Computer audio

Latency (audio)

Latency refers to a short period of delay (usually measured in milliseconds) required for the conversion between analog and digital representations of the sound data. Devices such as computers can only process digital data. Thus, the analog data it receives on microphone or line-in inputs must be converted to digital data. After processing of data, the processed data must be converted back to an analog signal before it can be output to speakers and played back.

This conversion between analog and digital takes a short amount of time, which is known as latency. Although this process consumes a very small interval, it can have a cumulative effect if the data is handed off by several layers of software.

One example of latency is a musical keyboard connected to a computer. When the user hits a key, an audio signal, which is analog, is transferred along the connecting wire in the form of electrical current. The computer would then convert the signal to a digital format and process it according to any settings input by the user. After the processing is complete, the processed digital signal is converted to an analog sound wave (represented by current in the wire), which is then sent to the speaker.

Latency in Computer Audio

Latency can be a particular problem in current Microsoft Windows audio platforms, but is much less so in Apple's Mac OS X and most Linux operating systems. A popular workaround is Steinberg's ASIO, which bypasses these layers and connects audio signals directly to the sound card's hardware. Most professional and semi-professional audio applications utilize the ASIO driver, allowing Windows users to work with audio in real time, i.e. digital multitrack recording.

Latency in Broadcast

Audio latency can also be experienced in broadcast systems where someone is contributing to a live broadcast over a satellite or similar link with high delay, where the person in the main studio has to wait for the contributor at the other end of the link to react to questions. Latency in this context could be between several hundred milliseconds and a few seconds. Dealing with audio latencies as high as this takes special training in order to make the resulting combined audio output reasonably acceptable to the listeners. Wherever practical, it is important to try to keep live production audio latency low throughout the production system in order to keep the reactions and interchange of participants as natural as possible. A latency of 10 milliseconds or better is the target for audio circuits within professional production structures, local circuits should ideally have a latency of 1 millisecond or better.

Audio latency in live performance

Professional digital audio equipment has latency associated with two general processs: conversion from one format to another, and digital signal processing (DSP) tasks such as equalization, compression and routing. Analog audio equipment has no appreciable latency.

Digital conversion processes include analog-to-digital converters (ADC), digital-to-analog converters (DAC), and various changes from one digital format to another, such as AES3 which carries low-voltage electrical signals to ADAT, an optical transport. Any such process takes a small amount of time to accomplish; typical latencies are in the range of 0.2 to 1.5 milliseconds, depending on sampling rate, bit depth, software design and hardware architecture.

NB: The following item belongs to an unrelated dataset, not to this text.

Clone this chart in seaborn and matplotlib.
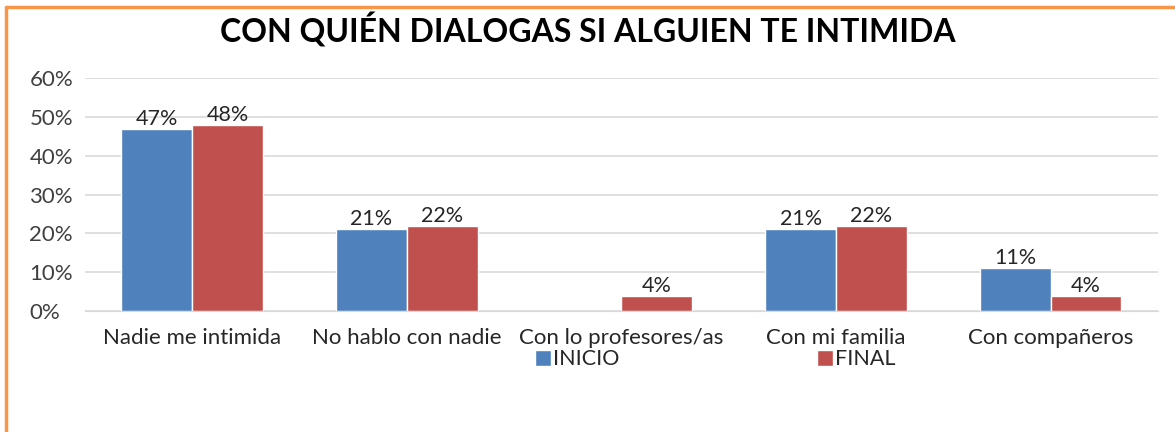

DSP can take several forms; for instance, Finite impulse response (FIR) and Infinite impulse response (IIR) filters take two different mathematical approaches to the same end and can have different latencies, depending on the lowest audio frequency that is being processed as well as on software and hardware implementations. Typical latencies range from 0.5 to ten milliseconds with some designs having as much as 30 milliseconds.

Individual digital audio devices can be designed with a fixed overall latency from input to output or they can have a total latency that fluctuates with changes to internal processing architecture. In the latter design, engaging additional functions adds latency.

Latency in digital audio equipment is most noticeable when a singer's voice is transmitted through their microphone, through digital audio mixing, processing and routing paths, and then sent to their own ears via in ear monitors or headphones. In this case, the singer's vocal sound is conducted to their own ear through the bones of the head and then 1-5 milliseconds later through the digital pathway to their ears. This combination of bone conduction and digital latency is unsettling to some singers. Latency times under 2 ms and over 15-20 ms can reduce the annoyance.

Latency for other musical activity such as playing a guitar doesn't have the same critical concern. Ten milliseconds of latency isn't as noticeable to a listener who isn't hearing his or her own voice.